A clareza desta lei está fundado ainda na consagração de direitos a um grupo específico em face à vulnerabilidade e coercibilidade sócio-laborais a que estejam sujeitos, na Administração Pública e outros sectores públicos e privados, incluindo os trabalhadores domésticos. Desde os primeiros articulados, a Lei em referência advoga a protecção dos direitos humanos deste grupo, ao consagrar “a proibição de testes de HIV/SIDA aos trabalhadores ou a candidatos a emprego, sem o consentimento do trabalhador ou candidato a emprego” (artigo 4). Os artigos quinto e sexto, respectivamente, falam do direito à privacidade e confindencialidade e consentimento do trabalhador em prestar ou não informações sobre a sua condição de seropositividade.
Um outro artigo crucial desta lei é referente a igualdade de oportunidades, cujo ponto permeia todos os debates de direitos humanos. O artigo sete é a isso referente, ao colocar que “os trabalhadores não devem ser discriminados nos seus direitos de trabalho, formação, promoção e progresso na carreira por serem portadores de HIV/SIDA”. Continua: “A todos os trabalhadores deve ser assegurado o princípio de igualidade de direitos de oportunidades em função do seu mérito e capacidade de desempenhar a sua função laboral. Este dispositivo legal deixa claro ainda que qualquer tentativa de discriminar e exluir trabalhadores portadores de HIV/SIDA não tem fundamento nem legal e nem moral e deve ser combatida com vigor, com vista a elevar-se e a proteger-se a dignidade do ser humano.

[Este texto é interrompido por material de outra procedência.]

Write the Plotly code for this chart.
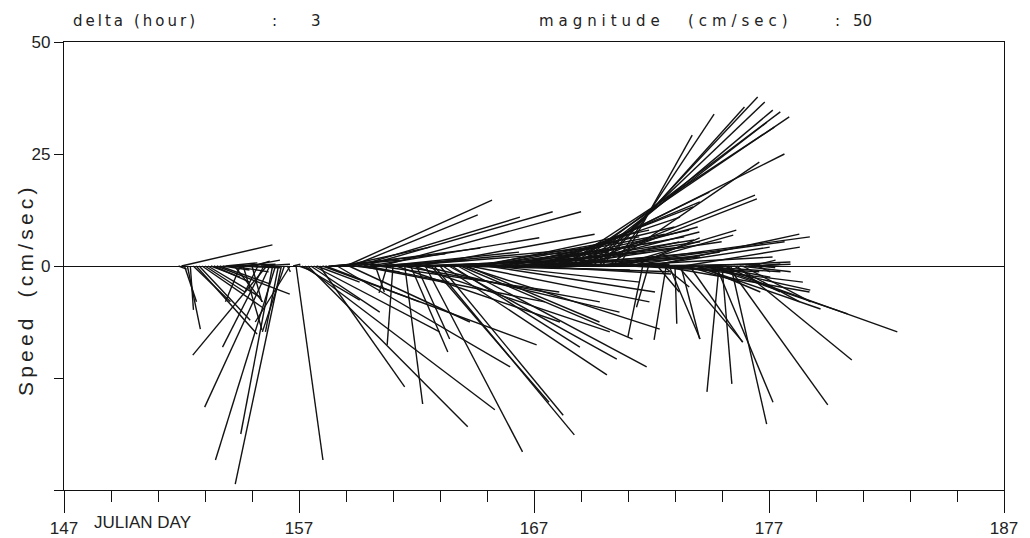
import plotly.graph_objects as go

# ---- data ----
START_DAY = 151.875          # julian day of first stick
DELTA_HOURS = 3              # sampling interval shown in header
MAGNITUDE_LABEL = 50

# east (u) and north (v) components, cm/sec
u_a = [1.8, 20.3, 2.7, 2.9, 0.7, 8.3, 13.6, 11.4, 13.4, 8.9, 11.6, 6.5, 8.0, 16.3, 11.2, 6.0, 7.1, 10.5, 8.3, 6.3,
       9.6, -3.3, 4.2, 2.0, 6.9, 2.2, 3.3, -2.9, 6.5, -9.2, -16.5, -14.5, -7.1, -13.4, -2.9, -10.3, -4.9, 0.7, -7.8,
       1.6, 6.0, 2.5]
v_a = [-0.7, 4.7, -8.0, -14.1, -9.8, -8.0, -15.2, -12.1, -9.2, -5.8, -6.9, -2.5, -3.6, -6.3, -4.0, -0.9, 0.7, 0.4,
       -1.3, -8.0, -0.4, -8.0, -14.3, 0.4, 1.3, -8.0, 1.1, -5.8, 0.4, -18.1, -19.9, -31.5, -37.5, -43.3, -14.7,
       -48.7, -14.7, -1.3, -12.5, 0.4, -43.3, -0.9]
u_b = [12.9, 42.4, 35.7, 15.4, 28.1, 9.6, 19.0, 47.8, 21.0, 11.4, 15.2, 24.8, 38.6, 31.3, 19.4, 32.6, 27.0, 28.1,
       10.0, 36.2, 41.1, 42.2, 18.5, 37.9, 21.7, 2.0, 40.4, 44.6, 30.1, -1.8, 46.9, -1.3, 36.6, 39.3, 44.2, 4.0,
       40.6, 8.3, 43.8, 7.4, 39.1, 44.0, 21.7, 33.7]
v_b = [-7.6, -32.1, -35.9, -10.3, -14.7, -3.6, -27.0, -17.6, -8.0, 0.4, 1.3, 2.7, -22.5, 4.0, 4.2, 14.7, -12.5,
       11.4, -1.3, 10.9, -8.0, 12.1, -3.6, 6.3, 1.3, -5.8, -5.8, 12.1, 3.1, -6.0, 4.2, -17.6, -12.5, 3.1, -8.0,
       -30.8, 1.3, -19.2, -14.7, -16.3, 7.1, -10.3, -41.5, 1.3]
u_c = [26.3, 31.3, 36.2, 27.5, 36.6, 38.8, 37.5, 28.6, 39.1, 42.2, 38.4, 43.8, 29.7, 40.2, 35.0, 36.6, 29.2, 37.5,
       30.1, 37.5, 35.7, 32.8, 36.6, 33.7, 36.4, 36.8, 29.5, 36.6, 37.1, 34.2, 36.8, 30.6, 36.6, 31.9, 36.4, 32.6,
       36.4, 34.2, 32.8, 34.4, 34.8, 32.6, 37.3, 33.9]
v_c = [-30.4, -37.7, 2.0, -33.3, -24.3, 0.4, -20.8, -18.1, -0.9, -22.5, -16.3, -14.1, -12.5, -8.0, 4.2, 6.5, 3.1,
       8.0, 5.4, -5.8, 3.1, -3.6, 5.4, 0.4, 7.1, -1.3, 1.3, 8.7, 4.2, 0.4, 6.5, 2.0, 8.0, -1.8, 5.8, 10.9, 5.4,
       13.2, 2.0, 14.3, 3.1, 8.7, 5.4, 16.5]
u_d = [50.0, 47.1, 29.7, 49.1, 23.9, 45.8, 39.5, 41.5, 38.6, 41.5, 24.6, 38.4, 47.8, 35.5, 31.9, 40.2, 33.9, 36.2,
       22.5, 26.8, 16.3, 24.8, 7.8, 20.5, 24.3, 14.7, 27.5, 17.9, -3.3, 27.7, -2.7, 33.0, 23.4, 4.9, 33.3, 5.8,
       -2.7, 6.9, 29.2, 0.4]
v_d = [25.0, 31.0, 7.6, 33.3, 5.4, 34.4, 15.8, 32.1, 15.0, 34.8, 2.0, 36.6, 6.5, 37.7, 35.5, 5.4, 23.2, 2.0, 33.9,
       8.0, 29.2, 6.9, 0.4, 3.1, -1.3, 6.3, 0.4, -0.2, -15.8, 4.2, -9.2, 7.1, -1.3, -5.8, -5.8, -4.7, -16.5,
       -16.3, -3.6, -12.9]
u_e = [14.5, 4.2, 25.9, 11.8, 11.8, 19.6, 27.9, 13.8, 24.3, 19.2, 31.3, 13.4, 41.1, 12.7, -2.7, 2.2, 12.3, 22.3,
       8.0, 14.7, 25.7, 11.4, 15.2, 5.6, 9.4, 5.4, 5.8, 2.9, 4.5, 2.7]
v_e = [-17.0, -16.3, 4.2, -3.6, -17.0, -1.3, -9.6, -5.8, -5.4, 0.9, -10.7, -2.5, -14.7, -30.4, -28.1, -26.3, -5.8,
       -31.0, -35.3, -8.0, -21.0, -1.3, -8.0, -0.2, 0.4, 1.3, 0.4, -1.3, 0.4, -0.4]

x_ticks = [147, 157, 167, 177, 187]
x_minor = [149, 151, 153, 155, 159, 161, 163, 165, 169, 171, 173, 175, 179, 181, 183, 185]
y_ticks = [50, 25, 0, -25, -50]
y_ticktext = ["50", "25", "0", "", ""]

# ---- layout geometry ----
W, H = 1030, 538
ML, MR, MT, MB = 64, 26, 42, 48
X_RANGE = [147, 187]
Y_RANGE = [-50, 50]
plot_w = W - ML - MR
plot_h = H - MT - MB
px_per_day = plot_w / (X_RANGE[1] - X_RANGE[0])
px_per_unit = plot_h / (Y_RANGE[1] - Y_RANGE[0])
K = px_per_unit / px_per_day  # days per cm/sec so sticks keep true angles

u = u_a + u_b + u_c + u_d + u_e
v = v_a + v_b + v_c + v_d + v_e
t = [START_DAY + i * DELTA_HOURS / 24.0 for i in range(len(u))]

xs, ys = [], []
for ti, ui, vi in zip(t, u, v):
    xs += [ti, ti + ui * K, None]
    ys += [0, vi, None]

fig = go.Figure()
fig.add_trace(go.Scatter(x=xs, y=ys, mode="lines",
                         line=dict(color="#121212", width=1.4),
                         hoverinfo="skip", showlegend=False))

tick_font = dict(family="Liberation Sans, Arial, sans-serif", size=17, color="#222")
fig.update_layout(
    width=W, height=H,
    margin=dict(l=ML, r=MR, t=MT, b=MB),
    paper_bgcolor="white", plot_bgcolor="white",
    showlegend=False,
    xaxis=dict(range=X_RANGE, tickvals=x_ticks, ticktext=[str(v) for v in x_ticks],
               ticks="outside", ticklen=22, tickwidth=1.4, tickcolor="#111",
               showline=True, linecolor="#111", linewidth=1.4, mirror=True,
               showgrid=False, zeroline=False, tickfont=tick_font, automargin=False,
               minor=dict(tickvals=x_minor, ticks="outside", ticklen=11, tickwidth=1.4,
                          tickcolor="#111", showgrid=False)),
    yaxis=dict(range=Y_RANGE, tickvals=y_ticks, ticktext=y_ticktext,
               ticks="outside", ticklen=9, tickwidth=1.4, tickcolor="#111",
               showline=True, linecolor="#111", linewidth=1.4, mirror=True,
               showgrid=False, zeroline=True, zerolinecolor="#111", zerolinewidth=1.3,
               tickfont=tick_font, automargin=False),
)

hdr_font = dict(family="DejaVu Sans, sans-serif", size=15, color="#222")


def spaced(s, sp):
    return sp.join(list(s))


def hdr(text, xpx):
    fig.add_annotation(text=text, xref="paper", yref="paper",
                       x=(xpx - ML) / plot_w, y=1.0 + (MT - 21) / plot_h,
                       xanchor="left", yanchor="middle", showarrow=False, font=hdr_font)


THIN = "\u2009"
WIDE = "\u2004"
hdr(spaced("delta", THIN), 71)
hdr(spaced("(hour)", THIN), 132)
hdr(":", 270)
hdr(str(DELTA_HOURS), 309)
hdr(spaced("magnitude", WIDE), 537)
hdr(spaced("(cm/sec)", WIDE), 686)
hdr(":", 833)
hdr(str(MAGNITUDE_LABEL), 851)

fig.add_annotation(text="JULIAN DAY", xref="paper", yref="paper",
                   x=(92 - ML) / plot_w, y=-(522 - (H - MB)) / plot_h,
                   xanchor="left", yanchor="middle", showarrow=False, font=tick_font)

fig.add_annotation(text=spaced("Speed", THIN) + "\u2003" + spaced("(cm/sec)", THIN),
                   xref="paper", yref="paper",
                   x=(25 - ML) / plot_w, y=(H - MB - 292) / plot_h,
                   xanchor="center", yanchor="middle", textangle=-90, showarrow=False,
                   font=dict(family="Liberation Sans, Arial, sans-serif", size=21, color="#222"))

fig.write_html("out.html")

Esta lei informa nos seus articulados que todos os trabalhadores vivendo com HIV/SIDA têm direitos iguais e a um tratamento igual, no que concerne aos direitos humanos. O facto de uns padecerem de doença, HIV/SIDA, sendo trabalhadores e outros gozarem de sua plena saúde não implica que os primeiros devam sofrer exclusão, discriminação e estigmatização; pelo contrário, devem ser tratados com respeito, honra e dignidade porque são tão pessoas quanto outras. É nesse respeito, honra e dignidade que permeia a conjugação da gramática de direitos humanos*. Para o efeito, a Administração Pública e outros sectores públicos e privados, incluindo os empregadores domésticos, são chamados a cumprir com os requisitos básicos para uma convivência harmoniosa em sociedade, onde todos podemos viver em justiça social e direitos humanos.
Por isso, a lei 5/2002 de 5 de Fevereiro responde aos requisitos legais básicos para a dignidade de trabalhadores e a candidatos a emprego suspeitos ou portadores de HIV/SIDA.